Et par ailleurs, encourager l’apprentissage social et l’innovation dans les métiers verts, en recrutant et formant des jeunes filles et garçons comme éco-garde encadré par les services des Eaux et Forêts, affectés à la surveillance des réserves communautaires.

  1. Dans une stratégie de potentialiser le capital humain, aménager les zones dénudées par les défrichements des galeries forestières, afin que la moitié des exploitants forestiers se recyclent dans l’arboriculture forestière. Avec le concours des partenaires au développement, les soutenir financièrement et techniquement afin qu’ils y mènent des activités de production de bois destinés à l’avenir aux industries de menuiseries.

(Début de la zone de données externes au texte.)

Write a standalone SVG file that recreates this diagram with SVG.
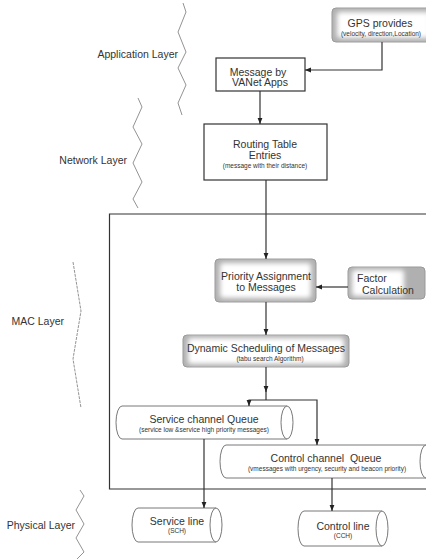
<svg xmlns="http://www.w3.org/2000/svg" width="426" height="559" viewBox="0 0 426 559">
<style>
text{font-family:"Liberation Sans",Arial,sans-serif;fill:#333}
.t{font-size:10.5px;text-anchor:middle}
.s{font-size:6.5px;text-anchor:middle}
.lay{font-size:10.5px;text-anchor:end}
.box{fill:#fff;stroke:#333;stroke-width:1.2}
.bev{fill:#b0b0b0;stroke:#999;stroke-width:1}
.in{fill:#fff;filter:url(#blur)}
.cyl{fill:#fff;stroke:#555;stroke-width:0.8}
.zz{fill:none;stroke:#777;stroke-width:0.8}
.ln{fill:none;stroke:#333;stroke-width:1.2}
</style>
<defs>
<filter id="blur" x="-20%" y="-40%" width="140%" height="180%"><feGaussianBlur stdDeviation="2.5"/></filter>
<marker id="ah" viewBox="0 0 10 10" refX="10" refY="5" markerWidth="6" markerHeight="6" orient="auto" markerUnits="userSpaceOnUse"><path d="M0,1 L10,5 L0,9 Z" fill="#222"/></marker>
</defs>

<g id="layers">
<polyline class="zz" points="183,3 186,12 178,32 186,52 178,68 186,85 178,103 182,115"/>
<text class="lay" x="178" y="58">Application Layer</text>
<polyline class="zz" points="138,98 142,107 133,127 142,144 133,163 142,182 133,199 138,208"/>
<text class="lay" x="127" y="164">Network Layer</text>
<polyline class="zz" points="73,262 81,311 73,359 81,408" stroke-dasharray="3,1"/>
<text class="lay" x="64" y="325">MAC Layer</text>
<polyline class="zz" points="80,490 84,496 76,510 84,524 76,538 84,552 77,559"/>
<text class="lay" x="75" y="529">Physical Layer</text>
</g>

<g id="mac-frame">
<path class="ln" d="M430,214 H109.5 V489 H430"/>
</g>

<g id="gps">
<rect class="bev" x="332" y="8" width="98" height="34" rx="4"/>
<rect class="in" x="337" y="12" width="93" height="26" rx="3"/>
<text class="t" x="380" y="27">GPS provides</text>
<text class="s" x="381" y="35.5">(velocity, direction,Location)</text>
</g>

<g id="message">
<rect class="box" x="216" y="58" width="89" height="33"/>
<text class="t" x="258" y="75.5">Message by</text>
<text class="t" x="260" y="86">VANet Apps</text>
</g>

<g id="routing">
<rect class="box" x="204" y="124" width="123" height="56"/>
<text class="t" x="265" y="148">Routing Table</text>
<text class="t" x="265" y="159">Entries</text>
<text class="s" x="265" y="167.5">(message with their distance)</text>
</g>

<g id="priority">
<rect class="bev" x="215" y="259" width="101" height="43" rx="4"/>
<rect class="in" x="220" y="263" width="91" height="35" rx="3"/>
<text class="t" x="266" y="280">Priority Assignment</text>
<text class="t" x="266" y="291">to Messages</text>
</g>

<g id="factor">
<rect class="bev" x="348" y="267" width="77" height="32" rx="4"/>
<rect class="in" x="352" y="270" width="52" height="26" rx="3"/>
<text x="357" y="281.5" font-size="10.5">Factor</text>
<text x="362" y="293.5" font-size="10.5">Calculation</text>
</g>

<g id="dynamic">
<rect class="bev" x="183" y="335" width="166" height="32" rx="4"/>
<rect class="in" x="188" y="338" width="156" height="26" rx="3"/>
<text class="t" x="266" y="352">Dynamic Scheduling of Messages</text>
<text class="s" x="270" y="360.5">(tabu search Algorithm)</text>
</g>

<g id="service-queue">
<path class="cyl" d="M122,406 H287 A6,16.5 0 0 1 287,439 H122 A6,16.5 0 0 1 122,406 Z"/>
<path class="cyl" d="M287,406 A6,16.5 0 0 0 287,439"/>
<text class="t" x="204" y="423">Service channel Queue</text>
<text class="s" x="204" y="432">(service low &amp;service high priority messages)</text>
</g>

<g id="control-queue">
<path class="cyl" d="M226,445 H426 A6,16.5 0 0 1 426,478 H226 A6,16.5 0 0 1 226,445 Z"/>
<path class="cyl" d="M426,445 A6,16.5 0 0 0 426,478"/>
<text class="t" x="326" y="462" xml:space="preserve">Control channel  Queue</text>
<text class="s" x="327" y="470.5">(vmessages with urgency, security and beacon priority)</text>
</g>

<g id="service-line">
<path class="cyl" d="M138,508 H216 A6,17 0 0 1 216,542 H138 A6,17 0 0 1 138,508 Z"/>
<path class="cyl" d="M216,508 A6,17 0 0 0 216,542"/>
<text class="t" x="177" y="525">Service line</text>
<text class="s" x="177" y="533">(SCH)</text>
</g>

<g id="control-line">
<path class="cyl" d="M304,511 H382 A6,17.5 0 0 1 382,546 H304 A6,17.5 0 0 1 304,511 Z"/>
<path class="cyl" d="M382,511 A6,17.5 0 0 0 382,546"/>
<text class="t" x="343" y="530">Control line</text>
<text class="s" x="343" y="538">(CCH)</text>
</g>

<g id="connectors">
<path class="ln" d="M382,42 V70 H305" marker-end="url(#ah)"/>
<path class="ln" d="M260,91 V124" marker-end="url(#ah)"/>
<path class="ln" d="M266,180 V259" marker-end="url(#ah)"/>
<path class="ln" d="M348,287 H316" marker-end="url(#ah)"/>
<path class="ln" d="M266,302 V335" marker-end="url(#ah)"/>
<path class="ln" d="M266,367 V392" marker-end="url(#ah)"/>
<path class="ln" d="M266,390 V400"/>
<path class="ln" d="M266,400 H249 V406" marker-end="url(#ah)"/>
<path class="ln" d="M266,400 H317 V445" marker-end="url(#ah)"/>
<path class="ln" d="M204,439 V508" marker-end="url(#ah)"/>
<path class="ln" d="M332,478 V511" marker-end="url(#ah)"/>
</g>
</svg>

« Une bonne diplomatie sans une bonne armée est comme une musique sans tambours », j’ai cité Charles De Gaule.

  • Dans cette optique, il est nécessaire de déléguer une mission diplomatique ‘’militarisée’’ près de l’Excellence Cheikh Alhadji Doctor President Yahya AJJ Jammeh Nasirul Deen Babili Mansa, afin de lui faire comprendre amicalement, que le Sénégal tient, non seulement  à une coexistence pacifique et à l’amitié des peuples, mais aussi fermement, que nous n’accepterons plus qu’un état étranger commande à partir du port de Banjul un produit forestier que la Gambie n’est pas en mesure de produire sur son territoire.

Au demeurant, nous considérerons comme une agression de tout transport frauduleux vers la Gambie, de produits forestiers prélevés au Sénégal…

          El-hadj Hamidou DIALLO

SG Régional des Ecologistes du Sénégal

                            Kolda. 

               mikediallo@gmail.com   

1 COMMENTAIRE

  1. Voila quelqu’un a bien compris la problématique de l’exploitation abusive de nos ressources forestières. ce sont des initiative à promouvoir pour encourager la protection de nos fortes en y mettant les stratégie idoines et arriver à des solutions efficace et durables. s’y on prend garde il ne nous restera plus d’arbres d’ici quelques années. étant de la région de Kaolack je connais comment en un temps records comment la foret a disparu laissant derrière elle une clairière à perte de vue. en cela que j’encourage le SG régional des écologistes du Sénégal qui à travers cette lettre ouverte a bien cerné le problème et a eu a donné des recommandations pertinentes qui je sur si on les applique la solution de la déforestation sera définitivement trouvée.